In true Texas-style, Wendy assertively warned guys what could happen if they dared approach womyn w/ an unsheathed penis.
The whole thing is a colossal case of misdirection by the media (not just the liberal media, either) anyway. Hobby Lobby DOES pay for contraceptives through their insurance plan. What they went to court over was morning-after pills and the like. Four things out of the 20 mandated things is what this case was about. The other 16 of 20 on the list they do pay for, and have been paying for since before the case was filed.
I think both conservative and liberal media have blown this whole case out of proportion. Should be a fairly common-sense thing that if a woman needs a morning-after pill often enough to need insurance to pay for it, she’s doing something wrong. OTOH, this case was NEVER about normal, everyday birth control used to prevent unwanted pregancies, including sterilization surgeries. But the headlines don’t tell you that. Much easier to get more ratings and more hits by making mountains out of molehills.

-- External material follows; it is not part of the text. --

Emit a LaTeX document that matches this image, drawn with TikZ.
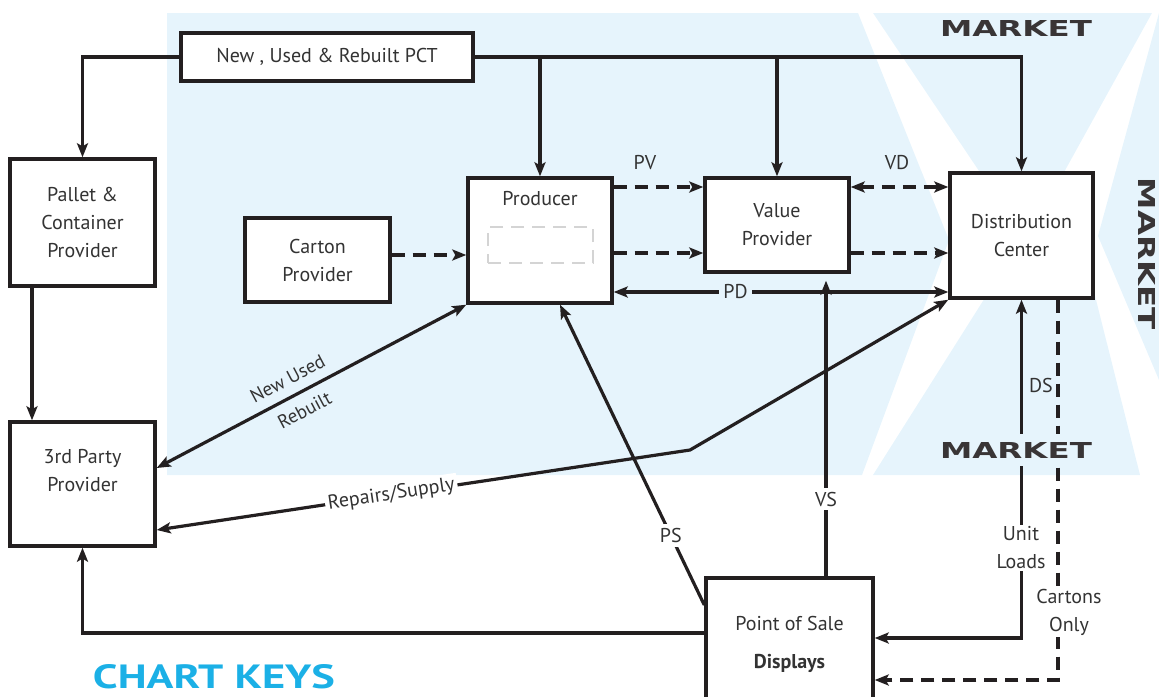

This is actually a thoughtful article. I had prepared myself to be unhappy with it based on the title and the line about freedom of conscience, but it turned out better than OK.
Alito, though, in my view was not being contradictory. He was running skillfully through a language gauntlet that would have derailed their ruling if it been said otherwise in this politically correct climate.
What's the real truth? That baby is not to be punished except by due process of law and the opportunity to confront its accusers and be advised of the crimes it has committed that rise to the level of capital punishment.
My views on abortion aside, one shouldn’t have to claim “religious liberty” to be exempt from government force.